Questo è il collegio. Non una concessione alle opposizioni (neanche loro ne facevano). Non qualcuno di ostile e neanche estraneo al governo Meloni. Non una donna. Non proprio un manifesto di «indipendenza». Almeno nella forma, vedremo nei fatti.
Il governo Draghi attribuiva al Garante cinque funzioni proprio per attuare la convenzione delle Nazioni Unite che ne richiedeva la creazione: raccogliere le segnalazioni, vigilare sui diritti, svolgere verifiche, formulare raccomandazioni, promuovere una cultura del rispetto. Il governo Meloni le ha triplicate, le funzioni, allargando le competenze del Garante e allungando la sua influenza verso i territori e le associazioni. Un esempio: «Promuove rapporti di collaborazione con i garanti e gli altri organismi pubblici a livello regionale o locale (…) in modo da favorire lo scambio di dati e di informazioni e un coordinamento sistematico per assicurare la corretta, omogenea e concreta applicazione delle norme, tenendo conto della differenziazione dei modelli e delle pratiche di assistenza e protezione». È lampante la sovrapposizione tra il Garante nazionale e il Garante regionale, difatti il presidente Borgo rassicura che si sono già confrontati con i Garanti regionali e ci sarà un apposito protocollo per delimitare con nettezza i confini di ciascuno. La «cultura del rispetto», invece, il governo Meloni l’ha interpretata come rivolta alle scuole, ai più giovani, mentre il governo Draghi era stato più vago: «I ragazzi vanno sensibilizzati. Va nella direzione dell’educazione civica che è stata ripristinata», aggiunge Borgo. Questa ulteriore missione impone al Garante una relazione costante con i ministeri: sarà arduo tutelare l'indipendenza, essere messaggero di civiltà, non megafono di propaganda.

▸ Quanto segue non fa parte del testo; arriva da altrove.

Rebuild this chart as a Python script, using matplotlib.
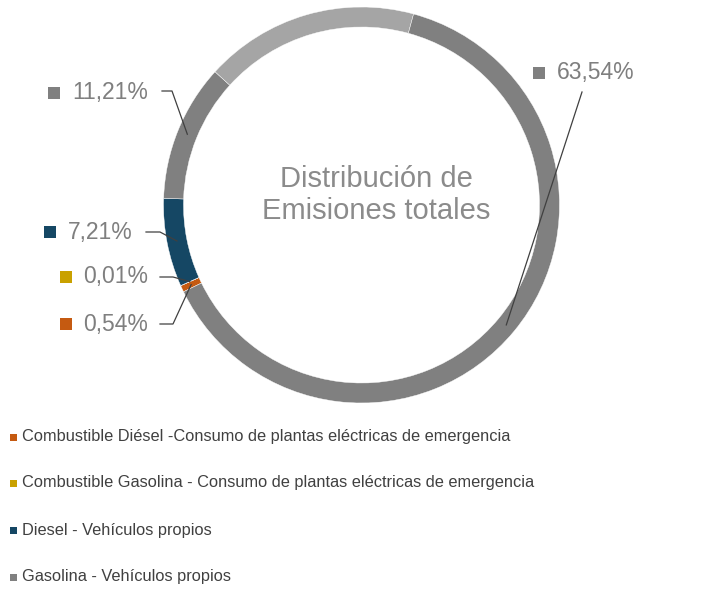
import numpy as np
import matplotlib.pyplot as plt
from matplotlib.patches import Rectangle

W, H = 708, 591

# datos del grafico
categorias = ["Combustible Diésel -Consumo de plantas eléctricas de emergencia",
              "Combustible Gasolina - Consumo de plantas eléctricas de emergencia",
              "Diesel - Vehículos propios",
              "Gasolina - Vehículos propios"]
valores = [0.54, 0.01, 7.21, 11.21, 17.49, 63.54]
etiquetas = ["0,54%", "0,01%", "7,21%", "11,21%", None, "63,54%"]
colores = ["#C55A11", "#C9A100", "#154764", "#808080", "#A5A5A5", "#808080"]

# posicion de cada etiqueta (pixeles): cuadro, texto, codo de la linea guia
pos_etiquetas = {
    "0,54%": ((66, 324), 83, [(160, 324), (173, 324)]),
    "0,01%": ((66, 277), 83, [(160, 277), (173, 277)]),
    "7,21%": ((50, 232), 68, [(146, 232), (160, 232)]),
    "11,21%": ((54, 93), 72, [(162, 91), (172, 91)]),
    "63,54%": ((539, 73), 557, [(582, 92)]),
}

cx, cy, radio, ancho = 361.5, H - 205, 198, 20
gris_txt = "#7F7F7F"

fig = plt.figure(figsize=(W / 100, H / 100), dpi=100)
ax = fig.add_axes([0, 0, 1, 1])

wedges, _ = ax.pie(valores, colors=colores, startangle=-154, counterclock=False,
                   center=(cx, cy), radius=radio,
                   wedgeprops=dict(width=ancho, edgecolor="white", linewidth=0.3))

ax.set_xlim(0, W)
ax.set_ylim(0, H)
ax.set_aspect("equal")
ax.axis("off")

#etiquetas de porcentaje con linea guia
r_medio = radio - ancho / 2
for w, lab, col in zip(wedges, etiquetas, colores):
    if lab is None:
        continue
    ang = np.deg2rad((w.theta1 + w.theta2) / 2)
    ax_, ay_ = cx + r_medio * np.cos(ang), cy + r_medio * np.sin(ang)
    (mx, my), tx, codo = pos_etiquetas[lab]
    xs = [p[0] for p in codo] + [ax_]
    ys = [H - p[1] for p in codo] + [ay_]
    ax.plot(xs, ys, color="#404040", lw=0.9, zorder=3)
    ax.add_patch(Rectangle((mx - 6, H - my - 6), 12, 12, color=col, lw=0))
    ax.text(tx, H - my, lab, fontsize=16.5, color=gris_txt,
            family=["Liberation Sans", "DejaVu Sans"], va="center", ha="left")

# titulo en el centro
ax.text(376, H - 195, "Distribución de\nEmisiones totales", fontsize=21, color="#8B8B8B",
        family=["Liberation Sans", "DejaVu Sans"], ha="center", va="center",
        multialignment="center", linespacing=1.15)

# leyenda
filas_y = [437, 483, 530, 577]
for nombre, col, fy in zip(categorias, colores, filas_y):
    ax.add_patch(Rectangle((10, H - fy - 3.5), 7, 7, color=col, lw=0))
    ax.text(22, H - fy, nombre, fontsize=11.8, color="#404040",
            family=["Liberation Sans", "DejaVu Sans"],
            va="center", ha="left")

fig.savefig("out.png", dpi=100, facecolor="white")
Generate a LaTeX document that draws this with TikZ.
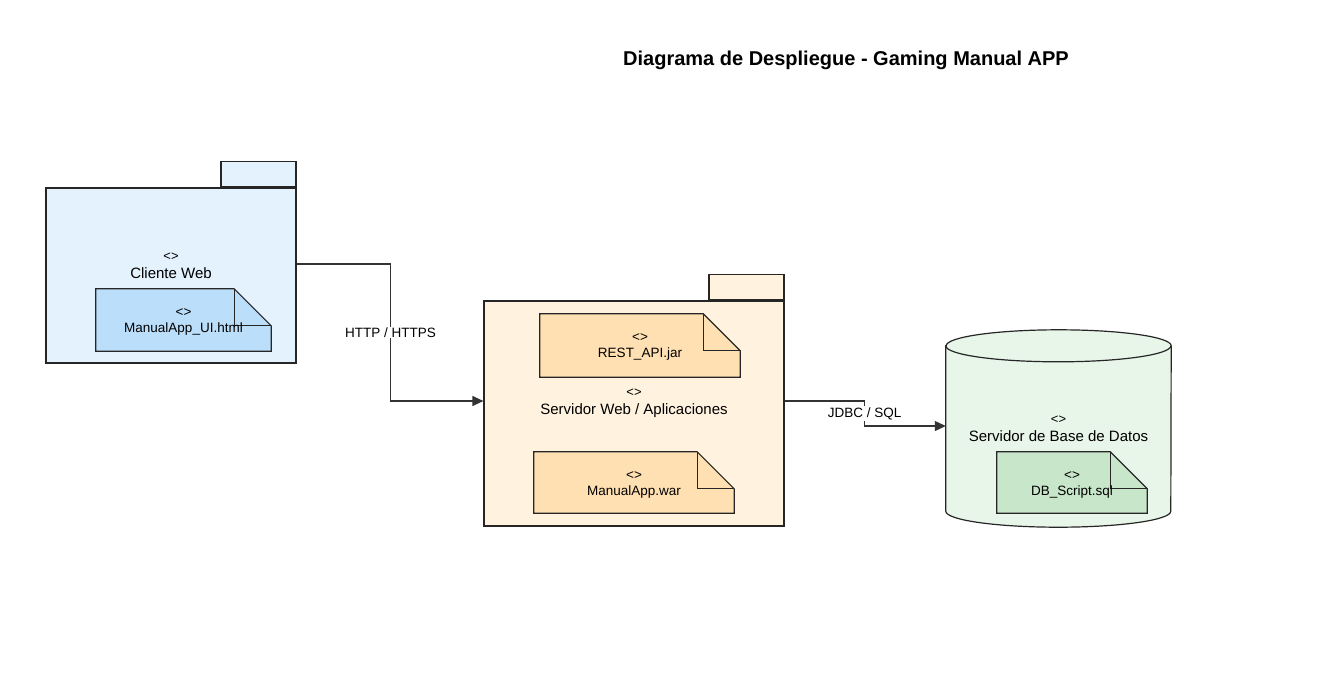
\documentclass[tikz,border=0pt]{standalone}
\usepackage{fontspec}
\setmainfont{Liberation Sans}
\usetikzlibrary{positioning,arrows.meta}
\definecolor{clientfill}{HTML}{E3F2FD}
\definecolor{uifill}{HTML}{BBDEFB}
\definecolor{srvfill}{HTML}{FFF3E0}
\definecolor{jarfill}{HTML}{FFE0B2}
\definecolor{dbfill}{HTML}{E8F5E9}
\definecolor{sqlfill}{HTML}{C8E6C9}

\begin{document}
\begin{tikzpicture}[
	x=1pt, y=-1pt,
	pkg/.style = {
		draw=black!85, rectangle,
		line width=1.2pt,
		inner sep=0pt,
	},
	tab/.style = {
		pkg,
		minimum width=75pt,
		minimum height=25pt,
		anchor=south east,
	},
	holder/.style = {rectangle, inner sep=0pt},
	arttext/.style = {
		align=center,
		font=\fontsize{13.5}{16}\selectfont,
	},
	pkgtext/.style = {
		align=center,
		font=\fontsize{15}{18}\selectfont,
	},
	link/.style = {
		draw=black!80, line width=1.2pt,
		-{Triangle[length=11pt,width=10pt]},
	},
	linklbl/.style = {
		fill=white, inner sep=1pt,
		font=\fontsize{13.5}{16}\selectfont,
	},
]
\useasboundingbox (0,0) rectangle (1344,686);

% Title
\node [font=\bfseries\fontsize{20}{24}\selectfont] (title) at (846,60)
	{Diagrama de Despliegue - Gaming Manual APP};

% Client package
\node [pkg, fill=clientfill, minimum width=250pt, minimum height=175pt] (client) at (171,275.5) {};
\node [tab, fill=clientfill] (clienttab) at (client.north east) {};
\node [pkgtext] (clientlbl) at (171,265.5) {{\fontsize{13}{15}\selectfont <>}\\Cliente Web};

% Server package
\node [pkg, fill=srvfill, minimum width=300pt, minimum height=225pt] (srv) at (634,413.5) {};
\node [tab, fill=srvfill] (srvtab) at (srv.north east) {};
\node [pkgtext] (srvlbl) at (634,403.5) {{\fontsize{13}{15}\selectfont <>}\\Servidor Web / Aplicaciones};

% DB node
\node [holder, minimum width=225pt, minimum height=197pt] (db) at (1058.5,428.5) {};
\filldraw [fill=dbfill, draw=black!85, line width=1.2pt]
	([yshift=-16pt]db.north west) -- ([yshift=16pt]db.south west)
	arc [start angle=180, end angle=360, x radius=112.5pt, y radius=16pt]
	-- ([yshift=-16pt]db.north east)
	arc [start angle=0, end angle=180, x radius=112.5pt, y radius=16pt] -- cycle;
\draw [black!85, line width=1.2pt] ([yshift=-16pt]db.north west)
	arc [start angle=180, end angle=360, x radius=112.5pt, y radius=16pt];
\node [pkgtext] (dblbl) at (1058.5,428.5) {{\fontsize{13}{15}\selectfont <>}\\Servidor de Base de Datos};

% Artifacts
\node [holder, minimum width=175pt, minimum height=62pt] (ui) at (183.5,320) {};
\node [holder, minimum width=200pt, minimum height=63pt] (jar) at (640,345.5) {};
\node [holder, minimum width=200pt, minimum height=61pt] (war) at (634,482.5) {};
\node [holder, minimum width=150pt, minimum height=61pt] (sql) at (1072,482.5) {};

\foreach \a/\c in {ui/uifill, jar/jarfill, war/jarfill, sql/sqlfill} {
	\filldraw [fill=\c, draw=black!85, line width=1.2pt]
		(\a.north west) -- ([xshift=-37pt]\a.north east)
		-- ([yshift=-37pt]\a.north east) -- (\a.south east)
		-- (\a.south west) -- cycle;
	\draw [black!85, line width=1.2pt]
		([xshift=-37pt]\a.north east) |- ([yshift=-37pt]\a.north east);
}

\node [arttext] (uitext) at ([yshift=-2pt]ui) {<>\\ManualApp\_UI.html};
\node [arttext] (jartext) at ([yshift=-1.5pt]jar) {<>\\REST\_API.jar};
\node [arttext] (wartext) at ([yshift=-2pt]war) {<>\\ManualApp.war};
\node [arttext] (sqltext) at ([yshift=-2pt]sql) {<>\\DB\_Script.sql};

% Connections
\draw [link] ([yshift=11.5pt]client.east) -- ++(94,0) |- ([yshift=12.5pt]srv.west)
	node [linklbl, pos=0.25] (http) {HTTP / HTTPS};
\draw [link] ([yshift=12.5pt]srv.east) -- ++(80,0) |- ([yshift=2.5pt]db.west)
	node [linklbl, pos=0.25] (jdbc) {JDBC / SQL};

\end{tikzpicture}
\end{document}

Le ambizioni sono grosse. Quelle per il Garante del governo Meloni sono indubbiamente superiori a quelle del governo che lo ha preceduto. Il parsimonioso Draghi non avrebbe bollinato risorse per circa 5 milioni di euro in due anni per il Garante, denaro reperito dal “Fondo per le politiche in favore delle persone con disabilità”, non tanto per la cifra in sé, quanto per lo scopo. Con questi stanziamenti, il Garante sarà in grado di allestire il suo organico, ma dovrà rimediare con altri strumenti, la fantasia tra questi, per assolvere alle quindici funzioni che s’è dato. Che poi ai 13 milioni di italiani disabili, di cui 3 in condizioni gravi, interessa che il Garante li aiuti, non se il prezzo è giusto. Al momento, però, sappiamo soltanto il prezzo. Cioè il costo. A sette mesi dalle nomine, come previsto per la fase “sperimentale”, le attività sono minime.
A breve è atteso il lancio del sito. Il governo ha messo in conto 1,682 milioni di euro per il 2025 e 3,2 milioni di euro per il 2026 con queste voci di spesa per il biennio: 1,130 milioni per i servizi (affitto, arredi, utenze); 1,040 milioni per il trattamento economico di presidente (200.000 annui) e componenti (160.000 annui); 60.000 euro per i rimborsi del collegio; 400.000 per gli esperti ingaggiati; 292.000 euro per il contingente di un dirigente e di otto unità per quest’anno; 1,960 milioni per due dirigenti e venti unità per il prossimo anno. Il mandato è di quattro anni. Due anni coperti, poi si integra. Non c’è bisogno di un indovino: i soldi a disposizione bastano a pagare stipendi e bollette, e il resto? Suvvia, abbiate pazienza: sperimentazioni in corso. Un paio di anni ancora di attesa, e poi sarà un gran successo!